Later, his students worked on more complex problems.
“Let’s say your administrator received a STEM grant and ordered you this roller coaster kit,” says Mulder. “How can we use this kit? Where should this be placed in the curriculum? What could we actually teach with it? I have my students step into the role of teacher, because these scenarios are real possibilities that happen all the time in K-12 education. I have this great resource, but where does it fit in my curriculum?”
He also gave a similar scenario with Lego robot kits, where his students explored how the Lego robots work and then figured out how the kits might fit into the curriculum.
Mulder and his students also read through a book titled Teaching and Learning STEM: A Practical Guide.
“Every time I assign a reading, I frame our class discussion around three questions,” says Mulder. “What was new for you? What was affirmed for you in this chapter? And now what—what questions do you still have?

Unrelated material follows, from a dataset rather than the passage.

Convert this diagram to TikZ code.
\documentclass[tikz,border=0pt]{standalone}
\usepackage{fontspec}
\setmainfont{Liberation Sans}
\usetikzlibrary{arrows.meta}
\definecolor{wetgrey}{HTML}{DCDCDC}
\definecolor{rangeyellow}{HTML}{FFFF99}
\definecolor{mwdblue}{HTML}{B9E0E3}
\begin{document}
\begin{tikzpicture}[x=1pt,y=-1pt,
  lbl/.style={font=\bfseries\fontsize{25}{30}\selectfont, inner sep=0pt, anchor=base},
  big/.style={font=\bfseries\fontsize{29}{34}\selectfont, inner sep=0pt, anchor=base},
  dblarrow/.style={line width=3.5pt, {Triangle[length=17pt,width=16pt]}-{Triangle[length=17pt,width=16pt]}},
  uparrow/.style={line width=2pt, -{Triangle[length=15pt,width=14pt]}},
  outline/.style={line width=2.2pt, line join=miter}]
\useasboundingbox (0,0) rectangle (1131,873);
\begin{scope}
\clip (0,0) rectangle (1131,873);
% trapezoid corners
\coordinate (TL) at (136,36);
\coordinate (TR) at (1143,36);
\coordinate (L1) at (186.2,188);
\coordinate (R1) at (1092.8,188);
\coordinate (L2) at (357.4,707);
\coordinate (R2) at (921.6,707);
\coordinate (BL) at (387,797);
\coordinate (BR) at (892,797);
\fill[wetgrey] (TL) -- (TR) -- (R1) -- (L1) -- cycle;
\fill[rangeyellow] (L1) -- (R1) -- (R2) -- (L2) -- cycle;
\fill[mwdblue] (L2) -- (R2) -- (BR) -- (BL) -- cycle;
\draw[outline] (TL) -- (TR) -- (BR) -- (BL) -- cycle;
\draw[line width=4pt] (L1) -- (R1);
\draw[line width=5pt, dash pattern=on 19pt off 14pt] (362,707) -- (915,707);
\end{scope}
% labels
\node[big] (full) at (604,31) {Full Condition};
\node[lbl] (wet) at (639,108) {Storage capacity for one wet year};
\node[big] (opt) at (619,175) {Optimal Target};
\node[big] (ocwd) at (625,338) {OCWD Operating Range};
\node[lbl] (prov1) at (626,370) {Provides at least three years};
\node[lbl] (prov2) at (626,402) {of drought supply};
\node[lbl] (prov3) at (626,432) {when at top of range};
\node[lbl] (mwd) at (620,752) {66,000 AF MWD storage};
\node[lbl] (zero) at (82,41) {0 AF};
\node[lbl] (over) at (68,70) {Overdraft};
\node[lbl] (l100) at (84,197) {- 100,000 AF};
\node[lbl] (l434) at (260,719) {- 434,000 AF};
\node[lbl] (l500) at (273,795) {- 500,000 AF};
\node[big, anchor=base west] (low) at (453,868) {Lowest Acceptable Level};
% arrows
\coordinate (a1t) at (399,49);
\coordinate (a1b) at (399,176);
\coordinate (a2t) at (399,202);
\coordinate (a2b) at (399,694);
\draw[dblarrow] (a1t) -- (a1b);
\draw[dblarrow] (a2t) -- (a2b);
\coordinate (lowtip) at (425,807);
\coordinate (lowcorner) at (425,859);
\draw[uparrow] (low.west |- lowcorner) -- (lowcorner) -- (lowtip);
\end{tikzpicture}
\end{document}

We can talk for the entire 50-minute class period about these three questions, because these students know that they are going to be student teaching next year, and they want to do their best as student teachers.”
Joseph Wanninger, a senior double majoring in engineering and secondary education, says that this is the most applicable methods class he has taken. He plans to teach engineering in a high-needs school after he graduates, so he appreciates the STEM-centered approach.

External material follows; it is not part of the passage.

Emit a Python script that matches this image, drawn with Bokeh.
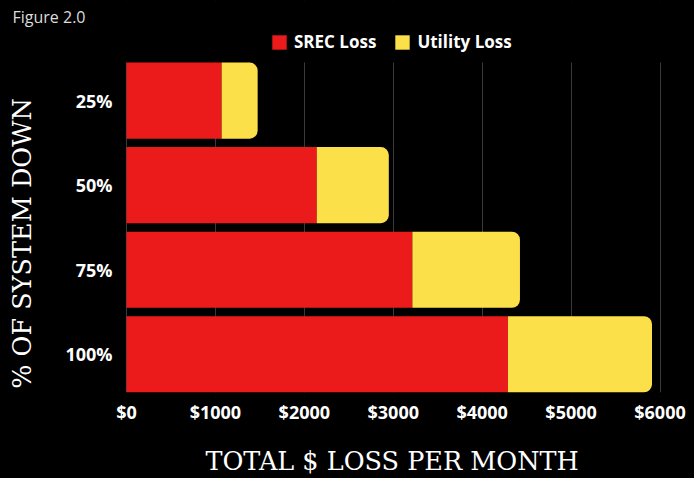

“Professor Mulder has taught in the STEM fields and knows them well,” says Wanninger. “He’s really passionate about his work, and he is willing to answer any questions we have. It’s nice to share our thoughts in class and to get his ideas, critiques, and comments.”
STEM educators are in short supply nationwide, and Dordt’s education department is committed to increasing the number of STEM education majors that they teach and send out into the world. Teaching a course like Methods of Teaching STEM in K-12 Schools is one way of doing that.
“Every time our class gets together, we have really rich conversations,” says Mulder. “It’s a lot of fun.”